Tanzimat’tan bu yana siyasî tarihimizin dönüm noktasını teşkil eden hadise ve karar ve icraatlarda hem iç, hem de dış faktörlerin etkisi olduğu muhakkaktır. Sadece etkileme oranları farklıdır ve bazan da sıralama değişikliği olmuştur.
Melesâ, bir hadisede dış faktörlerin rolü ve etkisi ağır basarken, bir başka hadisede ise içteki gelişmelerin tazyiki ön plâna çıkmıştır. Ki, bunlar da zahirî sebepler olup, aslolan neticedir ve neticeden hasıl olan meyvelerdir.
Bu sebeple, peşin hükümlülükten uzak durmak gerek. Meselâ, bir şey Batı’dan, Avrupa’dan, yahut Amerika’dan geldi diye, onu peşinen hemen reddetmemeli. O işin mahiyetine ve gelişme seyrine bakmalı. Bizim için faydalı tarafı olup olmadığını değerlendirmeli. İyiliği, hasenatı ağır basıyorsa kabul görmeli; yok, şerli ve zararlı tarafı daha ziyade içimize sirayet ediyorsa, onu veyahut o kısmını reddetmeli. Aksi halde kendi yitik malımızı da başkasından geliyor diye- reddetmek durumunda kalırız ki, bunun mâkul karşılanacak hiçbir tarafı yoktur.
Şimdi de, bu teorik ölçüleri pratiğe dökmeye çalışalım.
1839’da ilan edilen Tanzimat-ı Hayriye üzerinde bir “ihtiyac-ı dahilî”nin etkisi olduğu muhakkaktır. Zira, eskimiş, köhneleşmiş olan kurum ve kuruluşlarda bir reorganizasyona gidilmesi gerekiyordu. Buna mukabil, bu fermânın ilânında dış baskıların, bilhassa gayr-i müslimlerin hâmisi rolünü üstlenen Avrupa devletlerinin tesiri de âşikârdır.

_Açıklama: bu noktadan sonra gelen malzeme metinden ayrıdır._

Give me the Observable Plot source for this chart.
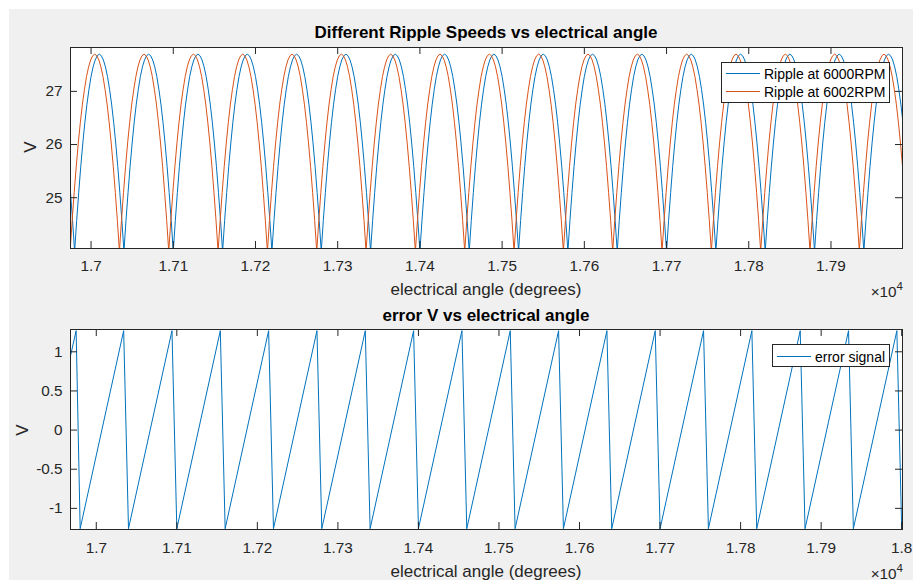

Aynı durum, şüphesiz ki 1856’daki Islâhat Fermanı için de geçerlidir.
1876’daki Kânun-u Esâsî’nin kabulu ile I. Meşrutiyetin ilânında ise, farklı bir durum söz konusu. Zira, bu büyük değişimler ve dönüşümlerin üzerindeki dahilî ihtiyaç ve taleplerin hissesi birinci plânda gelir. Evet, o tarihte Anayasayı hazırlar da, Meşrûtiyeti haraketle isteyenler de Ahrâr-ı Osmaniye denilen Yeni Osmanlılardı. Onların çoğu hürriyet, meşrûtiyet ve adâlet âşığıydı.
Kısa zaman sonra kesintiye uğrayan bu süreç, otuz küsur sene sonra 1908’de ancak dirilebildi. Bu tarihte ilân edilen II. Meşrûtiyet, şüphesiz yine dış baskılardan çok şiddetli iç taleplerin ve azimli mücadelenin bir meyvesi olarak ortaya çıktı. Bu nâzik ve nâzenin meyveyi kirletip çürütenler ise, ekseriyetle hariçteki zalimler ile onlara âlet olmuş içteki ahmaklar olmuştur.

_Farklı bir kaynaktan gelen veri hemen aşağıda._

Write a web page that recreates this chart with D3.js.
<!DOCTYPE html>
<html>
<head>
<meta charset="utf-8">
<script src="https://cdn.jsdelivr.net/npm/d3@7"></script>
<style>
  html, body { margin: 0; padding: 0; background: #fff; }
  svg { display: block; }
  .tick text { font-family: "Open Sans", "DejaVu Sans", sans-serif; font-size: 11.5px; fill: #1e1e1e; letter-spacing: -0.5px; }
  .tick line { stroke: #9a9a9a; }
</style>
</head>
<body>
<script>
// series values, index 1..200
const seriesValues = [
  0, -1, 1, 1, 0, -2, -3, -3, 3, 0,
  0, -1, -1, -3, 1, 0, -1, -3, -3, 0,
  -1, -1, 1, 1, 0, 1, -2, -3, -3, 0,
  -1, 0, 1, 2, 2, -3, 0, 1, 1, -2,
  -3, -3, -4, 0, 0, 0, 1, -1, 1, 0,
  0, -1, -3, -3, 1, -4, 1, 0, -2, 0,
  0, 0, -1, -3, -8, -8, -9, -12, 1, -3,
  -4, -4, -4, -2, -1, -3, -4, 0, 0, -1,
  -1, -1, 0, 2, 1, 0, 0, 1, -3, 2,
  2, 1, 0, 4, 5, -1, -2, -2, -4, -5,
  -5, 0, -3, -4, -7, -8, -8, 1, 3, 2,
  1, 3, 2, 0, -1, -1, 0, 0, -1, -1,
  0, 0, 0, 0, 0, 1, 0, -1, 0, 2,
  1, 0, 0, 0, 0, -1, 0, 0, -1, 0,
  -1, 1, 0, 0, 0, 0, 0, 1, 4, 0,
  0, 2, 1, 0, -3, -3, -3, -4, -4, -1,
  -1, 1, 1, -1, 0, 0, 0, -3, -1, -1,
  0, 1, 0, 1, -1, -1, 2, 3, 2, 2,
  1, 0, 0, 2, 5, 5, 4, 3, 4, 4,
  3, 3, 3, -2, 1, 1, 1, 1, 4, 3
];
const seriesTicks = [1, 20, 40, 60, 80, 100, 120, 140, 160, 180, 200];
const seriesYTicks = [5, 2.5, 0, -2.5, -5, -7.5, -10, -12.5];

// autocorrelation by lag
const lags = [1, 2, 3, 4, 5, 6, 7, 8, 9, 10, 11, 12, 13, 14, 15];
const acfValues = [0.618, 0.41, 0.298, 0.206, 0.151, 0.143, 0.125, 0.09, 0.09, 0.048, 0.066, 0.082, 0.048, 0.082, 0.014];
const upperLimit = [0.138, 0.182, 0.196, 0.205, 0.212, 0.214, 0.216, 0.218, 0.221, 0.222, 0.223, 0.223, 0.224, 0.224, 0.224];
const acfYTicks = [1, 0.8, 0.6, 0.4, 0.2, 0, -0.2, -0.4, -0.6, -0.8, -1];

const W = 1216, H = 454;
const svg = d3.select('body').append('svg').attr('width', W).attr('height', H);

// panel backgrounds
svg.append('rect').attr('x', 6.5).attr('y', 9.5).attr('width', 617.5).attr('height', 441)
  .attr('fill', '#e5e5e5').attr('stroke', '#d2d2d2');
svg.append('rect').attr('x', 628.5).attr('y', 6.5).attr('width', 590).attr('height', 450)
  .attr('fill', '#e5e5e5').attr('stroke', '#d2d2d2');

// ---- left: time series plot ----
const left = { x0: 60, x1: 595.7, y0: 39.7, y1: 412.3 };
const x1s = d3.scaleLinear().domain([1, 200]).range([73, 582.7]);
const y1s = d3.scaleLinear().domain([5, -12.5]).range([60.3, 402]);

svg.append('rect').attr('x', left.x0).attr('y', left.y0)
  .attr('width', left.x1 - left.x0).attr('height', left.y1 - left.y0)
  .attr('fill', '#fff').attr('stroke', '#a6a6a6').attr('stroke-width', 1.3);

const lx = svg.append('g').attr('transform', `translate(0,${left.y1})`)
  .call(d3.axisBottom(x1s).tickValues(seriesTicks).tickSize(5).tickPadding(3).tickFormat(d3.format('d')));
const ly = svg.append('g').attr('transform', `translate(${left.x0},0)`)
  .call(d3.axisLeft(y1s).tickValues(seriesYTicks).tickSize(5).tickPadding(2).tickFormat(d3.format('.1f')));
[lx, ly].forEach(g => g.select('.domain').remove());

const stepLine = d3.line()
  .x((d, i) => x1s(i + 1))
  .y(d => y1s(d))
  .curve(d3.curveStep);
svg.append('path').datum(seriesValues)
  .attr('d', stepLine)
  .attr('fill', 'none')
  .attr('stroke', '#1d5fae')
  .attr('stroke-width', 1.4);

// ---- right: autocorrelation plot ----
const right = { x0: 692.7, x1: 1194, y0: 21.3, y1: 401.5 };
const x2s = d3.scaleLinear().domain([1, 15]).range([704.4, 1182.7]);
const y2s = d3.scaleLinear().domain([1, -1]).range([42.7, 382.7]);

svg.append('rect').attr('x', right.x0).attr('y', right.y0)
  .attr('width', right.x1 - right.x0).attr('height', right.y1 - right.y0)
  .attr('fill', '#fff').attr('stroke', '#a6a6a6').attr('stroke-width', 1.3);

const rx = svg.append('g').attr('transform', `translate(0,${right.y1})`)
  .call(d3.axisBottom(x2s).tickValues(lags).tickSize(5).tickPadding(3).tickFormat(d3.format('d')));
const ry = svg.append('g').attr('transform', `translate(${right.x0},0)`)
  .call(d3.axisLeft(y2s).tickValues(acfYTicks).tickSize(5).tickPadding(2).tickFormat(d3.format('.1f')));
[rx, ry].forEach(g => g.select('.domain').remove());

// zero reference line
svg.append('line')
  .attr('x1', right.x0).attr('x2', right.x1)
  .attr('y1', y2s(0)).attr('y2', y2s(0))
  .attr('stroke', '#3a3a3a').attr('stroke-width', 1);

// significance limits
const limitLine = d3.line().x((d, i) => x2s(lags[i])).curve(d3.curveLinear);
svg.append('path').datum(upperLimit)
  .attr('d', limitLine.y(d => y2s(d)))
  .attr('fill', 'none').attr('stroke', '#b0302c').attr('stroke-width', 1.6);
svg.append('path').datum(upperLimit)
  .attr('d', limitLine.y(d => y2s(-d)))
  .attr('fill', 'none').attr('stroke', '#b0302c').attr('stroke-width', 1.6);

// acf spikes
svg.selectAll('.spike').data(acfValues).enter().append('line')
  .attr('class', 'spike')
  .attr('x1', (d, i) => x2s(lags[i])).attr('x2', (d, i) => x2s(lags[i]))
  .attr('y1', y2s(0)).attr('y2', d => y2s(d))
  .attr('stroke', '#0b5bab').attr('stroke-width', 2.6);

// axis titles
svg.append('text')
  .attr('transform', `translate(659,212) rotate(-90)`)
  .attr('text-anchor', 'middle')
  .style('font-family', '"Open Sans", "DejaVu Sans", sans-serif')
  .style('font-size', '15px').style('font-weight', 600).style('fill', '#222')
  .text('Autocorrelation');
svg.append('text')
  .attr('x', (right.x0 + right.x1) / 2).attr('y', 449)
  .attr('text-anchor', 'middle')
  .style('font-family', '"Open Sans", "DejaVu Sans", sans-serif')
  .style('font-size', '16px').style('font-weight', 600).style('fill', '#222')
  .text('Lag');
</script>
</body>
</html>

1923’teki Cumhuriyet’in ilânı, mutlak ekseriyetle İstiklâl mücahitlerinin bir eseridir. İlândan hemen sonraki icraatlerin üzerinde ise, hemen bilkülliye ecnebî damgasını görmek mümkün. Hatta öyle ki Cumhuriyetin ilânından birtaç ay evvel alelacele yapılan genel seçimlerin üzerinde bile, Lozan gizli antlaşmasının koyu ve karanlık gölgesi vardır. Bilâhare yapılan icraatlerin ruhunu teşkil eden Batıcılık cereyanı ise, zaten izâhtan vâreste derecesinde baskın gelmiştir.
1945’teki çok partili sisteme geçiş hadisesinde dış etkenlerin rolü büyük olmasına rağmen, yine de çok hayırlı bir gelişmenin dönüm noktasını teşkil ediyor. Türkiye’yi BM’nin kurucu üyesi olarak aralarında görmek isteyen demokratik Avrupa ülkeleri, bize de demokratik sisteme geçiş mecburiyetini dayatmışlardır.

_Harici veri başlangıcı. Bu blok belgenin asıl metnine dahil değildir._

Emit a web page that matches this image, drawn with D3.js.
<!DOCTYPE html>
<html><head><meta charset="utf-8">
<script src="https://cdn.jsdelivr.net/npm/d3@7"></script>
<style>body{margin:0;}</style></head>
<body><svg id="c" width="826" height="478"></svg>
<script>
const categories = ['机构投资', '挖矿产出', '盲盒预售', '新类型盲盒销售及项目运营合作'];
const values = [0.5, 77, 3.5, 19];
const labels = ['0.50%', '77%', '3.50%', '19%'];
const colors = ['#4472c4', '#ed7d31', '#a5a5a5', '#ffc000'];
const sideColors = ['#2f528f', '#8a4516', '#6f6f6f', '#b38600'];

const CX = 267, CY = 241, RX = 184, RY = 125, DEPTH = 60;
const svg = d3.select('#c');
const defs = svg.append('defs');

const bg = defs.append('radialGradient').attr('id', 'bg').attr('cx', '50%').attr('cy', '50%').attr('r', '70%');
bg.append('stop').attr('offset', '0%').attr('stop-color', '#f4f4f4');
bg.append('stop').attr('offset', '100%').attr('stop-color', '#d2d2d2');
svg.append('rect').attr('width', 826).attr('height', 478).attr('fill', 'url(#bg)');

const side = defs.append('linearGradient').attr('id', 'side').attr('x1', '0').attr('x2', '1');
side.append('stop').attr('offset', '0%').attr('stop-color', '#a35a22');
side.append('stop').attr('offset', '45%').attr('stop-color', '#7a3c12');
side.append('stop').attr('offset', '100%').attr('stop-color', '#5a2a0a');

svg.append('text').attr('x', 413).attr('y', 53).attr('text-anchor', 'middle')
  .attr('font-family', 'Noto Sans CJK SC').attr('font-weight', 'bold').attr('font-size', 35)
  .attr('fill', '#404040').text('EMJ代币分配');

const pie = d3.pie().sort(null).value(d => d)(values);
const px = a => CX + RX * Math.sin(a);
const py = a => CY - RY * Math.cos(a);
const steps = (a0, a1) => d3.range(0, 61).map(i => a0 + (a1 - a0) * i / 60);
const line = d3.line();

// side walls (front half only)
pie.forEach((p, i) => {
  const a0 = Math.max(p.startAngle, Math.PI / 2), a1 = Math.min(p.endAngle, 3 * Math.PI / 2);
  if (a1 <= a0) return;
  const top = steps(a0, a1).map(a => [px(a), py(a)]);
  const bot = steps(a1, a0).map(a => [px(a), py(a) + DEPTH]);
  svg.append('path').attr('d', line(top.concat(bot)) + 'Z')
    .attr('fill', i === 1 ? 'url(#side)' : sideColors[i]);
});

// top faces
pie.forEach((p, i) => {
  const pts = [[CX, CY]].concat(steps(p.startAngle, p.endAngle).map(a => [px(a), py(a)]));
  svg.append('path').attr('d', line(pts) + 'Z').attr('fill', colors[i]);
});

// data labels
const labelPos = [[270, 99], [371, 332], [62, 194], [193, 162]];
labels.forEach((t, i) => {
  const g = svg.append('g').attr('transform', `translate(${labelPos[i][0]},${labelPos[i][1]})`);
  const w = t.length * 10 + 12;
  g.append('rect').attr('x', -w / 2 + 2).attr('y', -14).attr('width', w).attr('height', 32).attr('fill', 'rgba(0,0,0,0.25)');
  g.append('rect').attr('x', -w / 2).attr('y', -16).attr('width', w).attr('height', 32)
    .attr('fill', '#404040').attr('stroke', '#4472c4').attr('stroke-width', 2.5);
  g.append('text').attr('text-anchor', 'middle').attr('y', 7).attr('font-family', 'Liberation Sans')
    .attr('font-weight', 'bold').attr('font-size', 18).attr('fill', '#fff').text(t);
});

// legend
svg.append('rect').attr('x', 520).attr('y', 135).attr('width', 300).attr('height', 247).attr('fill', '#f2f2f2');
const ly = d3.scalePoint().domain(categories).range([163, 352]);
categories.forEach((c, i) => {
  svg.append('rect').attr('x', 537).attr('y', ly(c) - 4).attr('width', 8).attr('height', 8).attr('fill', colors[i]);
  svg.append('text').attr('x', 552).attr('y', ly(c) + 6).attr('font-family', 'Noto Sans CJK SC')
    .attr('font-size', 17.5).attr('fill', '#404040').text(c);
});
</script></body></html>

Bu yeni dayatma ise, kesinlikle Lozan dayatmalarıyla büyük çapta bir zıtlık teşkil ediyor. Dolayısıyla, güzel ve ahsen olmuştur.
Bugün aynı ülkelerin bizim önümüze koydukları AB normları, yahut Kopenhag Kriteleri de, emin olun ki aynen 1945’lerdeki taleplerin bir devamı ve uzantısı mahiyetindedir.
Aynı şekilde, bugün AB üyeliğine karşı gelen zihniyet, 1945’te yaşanan o harikulâde gelişmelere de karşıdır. Onu, bu açıdan iyi tanımalı.
Hülâsa, Türkiye sadece kendi iç dinamikleriyle, 1945’te tek parti rejimini sonlandırmaya ve demokratik bir sisteme geçmeye güç kuvvet yetiremedi. Bugünkü durum da hemen hemen aynıdır: Yine tek başına mevcut ayak bağlarından kurtulamaz, temel insan hak ve hürriyetlerini kâmilen işletemez. Bunun için, hürriyet, adâlet ve demokrasiyi şiâr edinmiş olan AB üyesi ülkelerin desteğine ihtiyaç var. Tâ ki, bir seksen yıl daha lüzumsuz zaman kaybına uğramayalım.
Tarihin yorumu 12 Aralık 2002
Türkiye Kopenhag Zirvesinde
Türkiye’de yeni bir hükümetin tek başına iktidara geldiği 3 Kasım 2002 seçimlerinden sonra, AB üyesi ülkeler nezdinde Türkiye hakkında son derce iyimser bir hava meydana gelmiştir. Zira, ortada aşılmaz gibi duran bir engel görünmüyordu.
İşte, bu iyimserlik atmosferi içinde 12 Aralık (2002) günü toplanan AB üyesi ülke temsilcileri, gündemin ana maddeleri arasında Türkiye’nin üyelik durumunu da aldılar ve neticede şu karara vardılar: “Kopenhag Kriterlerini yerine getirdiğine karar verilirse, 2004 Aralık ayında Türkiye ile müzakerelere başlama kararı da değerlendirmeye alınacaktır.”
Nitekim, aynen öyle oldu ve belirtilen tarihte Türkiye için müzakere takvimi başlatıldı. Ne var ki, Türkiye’nin bu takvime uygun bir hazırlık ve heyecan içinde hareket ettiği pek söylenemez.
Peki, neydi bu kriterler?
22 Haziran 1993’te yapılan Kopenhag Zirvesinde, Avrupa Birliğinin Doğu Avrupa’ya doğru genişlemesi kararına varıldı ve yeni üyeler için bazı şartlar ortaya kondu.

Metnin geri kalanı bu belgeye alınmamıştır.